With several weeks to go before the Nov. 18 game, Griggs said Monday, “I think it’s safe to say we’ll probably go.”

Griggs said the support the Grizzly band received has been overwhelming. “Seeing how people stepped up to maintain the tradition is pretty amazing,” he said.

Among those lending support to the GoFundMe campaign were a handful of MSU fans. One woman wrote: “We are Bobcats and donating because it is important to have both bands always a part of Cat/Griz!” Another posted: “MSU tuba player is happy to see you reached your goal.”

Just as happy was Nathan Stark, MSU’s director of bands and leader of the 160-member Spirit of the West Marching Band.

“I’m excited,” Stark said. “I love it when two bands can get together. It’s a great camaraderie.”

Students enjoy it because they get to see friends from high school or sometimes siblings who attend the other school, he said.

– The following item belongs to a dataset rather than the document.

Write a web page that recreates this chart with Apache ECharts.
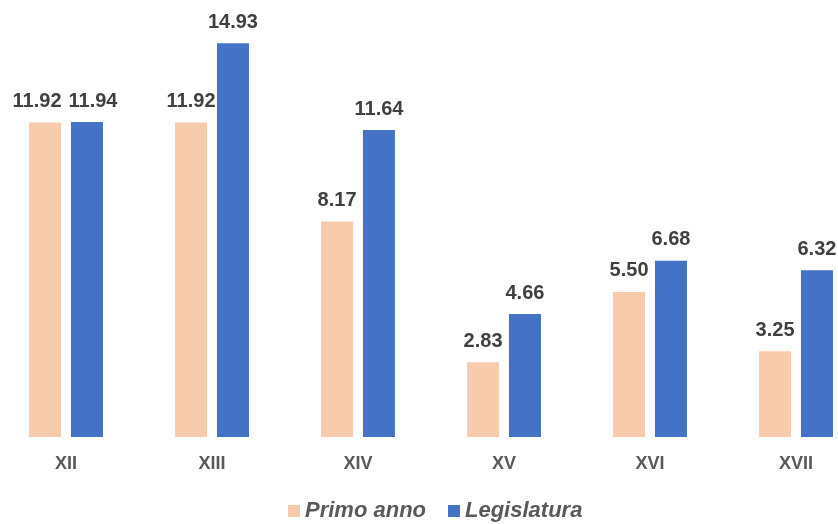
<!DOCTYPE html>
<html><head><meta charset="utf-8">
<script src="https://cdn.jsdelivr.net/npm/echarts@6/dist/echarts.min.js"></script>
<style>html,body{margin:0;padding:0;background:#fff}#c{width:838px;height:524px}</style>
</head><body><div id="c"></div>
<script>
const categories = ["XII","XIII","XIV","XV","XVI","XVII"];
const primoAnno = [11.92, 11.92, 8.17, 2.83, 5.50, 3.25];
const legislatura = [11.94, 14.93, 11.64, 4.66, 6.68, 6.32];
const seriesNames = ["Primo anno","Legislatura"];

const chart = echarts.init(document.getElementById('c'));
const lbl = {show:true, position:'top', distance:11, color:'#404040', fontFamily:'Liberation Sans, Arial', fontWeight:'bold', fontSize:20, formatter: p => p.value.toFixed(2)};
// first group's labels are nudged apart (as in the original) to avoid overlap
const withNudge = (arr, dx) => arr.map((v, i) => i === 0 ? {value: v, label: {offset: [dx, 0]}} : v);
chart.setOption({
  animation:false,
  grid:{left:66, right:42, top:15, bottom:87, containLabel:false},
  legend:{top:495, left:283, itemWidth:12, itemHeight:12, itemGap:22, icon:'rect',
    textStyle:{color:'#595959', fontFamily:'Liberation Sans, Arial', fontWeight:'bold', fontStyle:'italic', fontSize:22},
    data:seriesNames},
  xAxis:{type:'category', boundaryGap:false, data:categories, axisLine:{show:false}, axisTick:{show:false},
    axisLabel:{color:'#595959', fontFamily:'Liberation Sans, Arial', fontWeight:'bold', fontSize:18, margin:18}},
  yAxis:{type:'value', min:0, max:16, show:false, splitLine:{show:false}},
  series:[
    {name:seriesNames[0], type:'bar', clip:false, data:withNudge(primoAnno, -8), barWidth:32, barGap:'31%', itemStyle:{color:'#F8CBAD'}, label:lbl},
    {name:seriesNames[1], type:'bar', clip:false, data:withNudge(legislatura, 6), barWidth:32, itemStyle:{color:'#4472C4'}, label:lbl}
  ]
});
</script></body></html>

For the halftime performance, the visiting marching band plays part of its show, and then the home band plays part of its show. For the finale, the two marching bands join together on the field to play a single tune, which this year is Green Day’s “Holiday.”

“That’s my favorite thing,” Stark said. “Suddenly there’s a band of 300 on the field. It’s pretty exciting to hear 45 trumpets and 16 snare drums.”

MSU drum major Kendra Hergett, 20, a junior bio-engineering major from Florence, said she felt “really upset … really sad” when she first heard that the Grizzly band might not make it to the ‘Cat-Griz game. It’s one of the few chances the students get to play with another band.

“Our band is trying to get donations together today, to donate on behalf of the entire band,” Hergett said.

Before the ‘Cat-Griz game starts, the two bands warm up outside the stadium by taking turns playing for each other. Hergett said musicians often compliment each other.

In the clarinet section, she said, “We’d exchange cookies and banana bread.”

So while the game brings out a fierce competition among football fans, occasionally veering into nastiness, that’s not true among the musicians.

“With the bands it's really not a rivalry thing,” Hergett said. “We love each other.”

Griggs said it’s not unusual to make the visiting band buy tickets to the game — it depends on the school and the conference. Some schools allot a certain number of seats for visiting bands, he said. That’s an idea he’d like to work on next.